Synthesis and chiroptical properties of helical polystyrenes stabilized by intramolecular hydrogen bonding

Abstract

Two novel enantiopure styrene derivatives (L- and D-1) bearing the chiral amide groups were designed and synthesized. The polymerization of these monomers using the reversible addition fragment transfer (RAFT) radical polymerization afforded a series of poly-L-1_ms and poly-D-1_ms in high yields with controlled molecular weights (M_ns) and narrow molecular weight distributions (M_w/M_ns). Interestingly, these polymers could adopt a stable helical conformation when the degree of the polymerization reached ca. 60 owing to the intramolecular hydrogen bonding between the adjacent repeating units as revealed by circular dichroism (CD) spectroscopy, UV-vis spectroscopy, and polarimetry.
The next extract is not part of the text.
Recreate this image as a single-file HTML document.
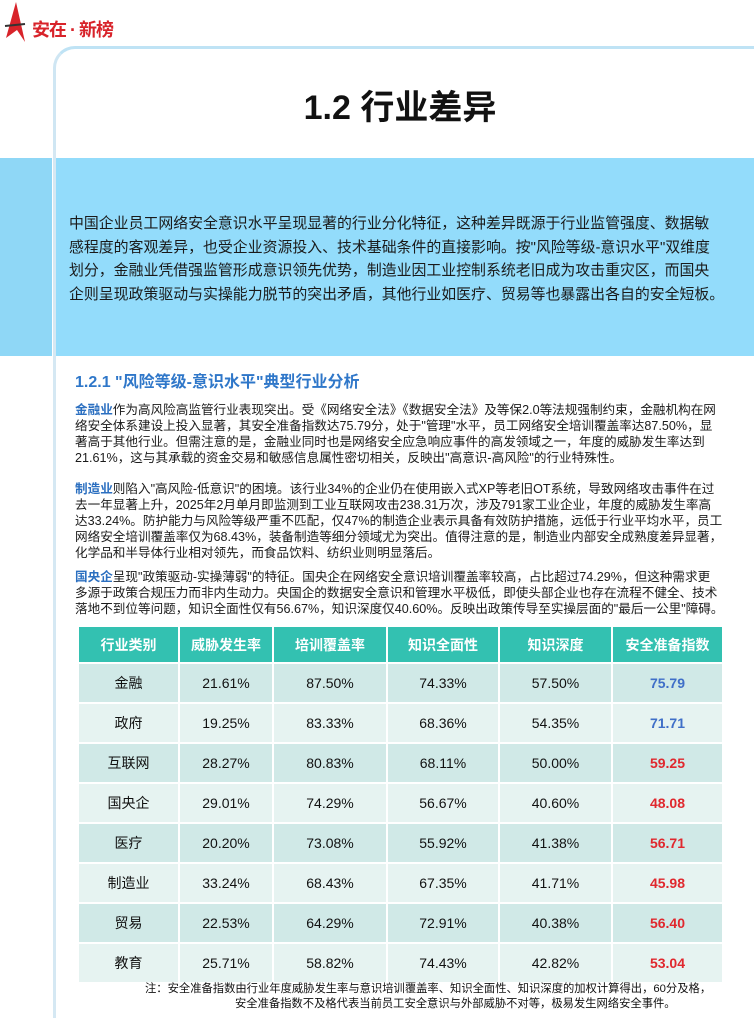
<!DOCTYPE html>
<html><head><meta charset="utf-8">
<style>
*{margin:0;padding:0;box-sizing:border-box}
body{width:754px;height:1018px;background:#fff;position:relative;overflow:hidden;font-family:"Liberation Sans","Noto Sans CJK SC",sans-serif;color:#111}
.abs{position:absolute}
.p{position:absolute;left:75px;font-size:12.6px;line-height:16px;white-space:nowrap;color:#1a1a1a}
.hl{color:#2b6fc0;font-weight:bold}
table{position:absolute;left:77px;top:627px;width:645px;border-collapse:separate;border-spacing:2px 0;table-layout:fixed}
td,th{text-align:center;font-size:14px;height:40px}
th{background:#33c1b1;color:#fff;font-weight:bold;height:35px;font-size:14px}
tr.o td{background:#d0e9e7}
tr.e td{background:#e6f3f1}
tr td{border-top:2px solid #fff}
</style></head><body>
<div class="abs" style="left:4px;top:2px;width:120px;height:50px">
<svg width="24" height="44"><path d="M12 0 L21 40 L13 28 L2 36 Z" fill="#d8232a"/><path d="M1 24 L21 22" stroke="#333" stroke-width="2"/></svg>
<span class="abs" style="left:28px;top:14px;font-size:18px;font-weight:bold;color:#d8232a;letter-spacing:-1px">安在 · 新榜</span>
</div>
<div class="abs" style="left:53px;top:46px;width:701px;height:120px;border-top:3px solid #bfe3f5;border-left:3px solid #cfe6f3;border-top-left-radius:22px"></div>
<div class="abs" style="left:53px;top:150px;width:3px;height:868px;background:#d5e8f3"></div>
<h1 class="abs" style="left:0;width:800px;top:80px;text-align:center;font-size:34px;font-weight:bold;color:#111">1.2 行业差异</h1>
<div class="abs" style="left:0;top:158px;width:52px;height:198px;background:#8fd7f6"></div>
<div class="abs" style="left:56px;top:158px;width:698px;height:198px;background:#93dcfb"></div>
<div class="p" style="left:69px;top:213px;font-size:14.9px;line-height:23.5px">中国企业员工网络安全意识水平呈现显著的行业分化特征，这种差异既源于行业监管强度、数据敏<br>感程度的客观差异，也受企业资源投入、技术基础条件的直接影响。按"风险等级-意识水平"双维度<br>划分，金融业凭借强监管形成意识领先优势，制造业因工业控制系统老旧成为攻击重灾区，而国央<br>企则呈现政策驱动与实操能力脱节的突出矛盾，其他行业如医疗、贸易等也暴露出各自的安全短板。</div>
<h2 class="abs" style="left:75px;top:368px;font-size:16px;font-weight:bold;color:#2f77c9">1.2.1 "风险等级-意识水平"典型行业分析</h2>
<div class="p" style="top:402px"><span class="hl">金融业</span>作为高风险高监管行业表现突出。受《网络安全法》《数据安全法》及等保2.0等法规强制约束，金融机构在网<br>络安全体系建设上投入显著，其安全准备指数达75.79分，处于"管理"水平，员工网络安全培训覆盖率达87.50%，显<br>著高于其他行业。但需注意的是，金融业同时也是网络安全应急响应事件的高发领域之一，年度的威胁发生率达到<br>21.61%，这与其承载的资金交易和敏感信息属性密切相关，反映出"高意识-高风险"的行业特殊性。</div>
<div class="p" style="top:481px"><span class="hl">制造业</span>则陷入"高风险-低意识"的困境。该行业34%的企业仍在使用嵌入式XP等老旧OT系统，导致网络攻击事件在过<br>去一年显著上升，2025年2月单月即监测到工业互联网攻击238.31万次，涉及791家工业企业，年度的威胁发生率高<br>达33.24%。防护能力与风险等级严重不匹配，仅47%的制造企业表示具备有效防护措施，远低于行业平均水平，员工<br>网络安全培训覆盖率仅为68.43%，装备制造等细分领域尤为突出。值得注意的是，制造业内部安全成熟度差异显著，<br>化学品和半导体行业相对领先，而食品饮料、纺织业则明显落后。</div>
<div class="p" style="top:569px"><span class="hl">国央企</span>呈现"政策驱动-实操薄弱"的特征。国央企在网络安全意识培训覆盖率较高，占比超过74.29%，但这种需求更<br>多源于政策合规压力而非内生动力。央国企的数据安全意识和管理水平极低，即使头部企业也存在流程不健全、技术<br>落地不到位等问题，知识全面性仅有56.67%，知识深度仅40.60%。反映出政策传导至实操层面的"最后一公里"障碍。</div>
<table id="tbl"><colgroup><col style="width:99px"><col style="width:92px"><col style="width:112px"><col style="width:110px"><col style="width:111px"><col style="width:109px"></colgroup><thead><tr id="hdr"></tr></thead><tbody id="tb"></tbody></table>
<div class="abs" style="left:145px;top:982px;font-size:11.3px;line-height:15px;color:#111;white-space:nowrap">注：安全准备指数由行业年度威胁发生率与意识培训覆盖率、知识全面性、知识深度的加权计算得出，60分及格，<br><span style="padding-left:90px">安全准备指数不及格代表当前员工安全意识与外部威胁不对等，极易发生网络安全事件。</span></div>
<script>
const headers=["行业类别","威胁发生率","培训覆盖率","知识全面性","知识深度","安全准备指数"];
const industries=["金融","政府","互联网","国央企","医疗","制造业","贸易","教育"];
const threat=["21.61%","19.25%","28.27%","29.01%","20.20%","33.24%","22.53%","25.71%"];
const training=["87.50%","83.33%","80.83%","74.29%","73.08%","68.43%","64.29%","58.82%"];
const breadth=["74.33%","68.36%","68.11%","56.67%","55.92%","67.35%","72.91%","74.43%"];
const depth=["57.50%","54.35%","50.00%","40.60%","41.38%","41.71%","40.38%","42.82%"];
const index=[75.79,71.71,59.25,48.08,56.71,45.98,56.40,53.04];
const hdr=document.getElementById('hdr');
headers.forEach(h=>{const th=document.createElement('th');th.textContent=h;


hdr.appendChild(th);});
const tb=document.getElementById('tb');
industries.forEach((n,i)=>{const tr=document.createElement('tr');tr.className=i%2?'e':'o';


[n,threat[i],training[i],breadth[i],depth[i],index[i].toFixed(2)].forEach((v,j)=>{const td=document.createElement('td');td.textContent=v;


if(j==5){td.style.fontWeight='bold';td.style.color=index[i]>=60?'#3f6fc8':'#e0282e';}
tr.appendChild(td);});tb.appendChild(tr);});
</script>
</body></html>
The helicity of these polymers could be tuned via solvent and temperature alterations. Increasing the temperature or the polarity of the solvents weakens the intramolecular hydrogen bonding, and thus the helical structure may transform to a random coil, endowing these polymers with multi-responsiveness. Moreover, such helical polymers could be further copolymerized with a cross linker, leading to the formation of a core cross-linked star polymer carrying the helical arms. Because of the chirality of the helical arms, the star polymer showed an excellent ability in enantioselective crystallization using racemic D/L-threonine as the model compounds. The enantiomeric excess (ee) of the induced crystals was up to 95%.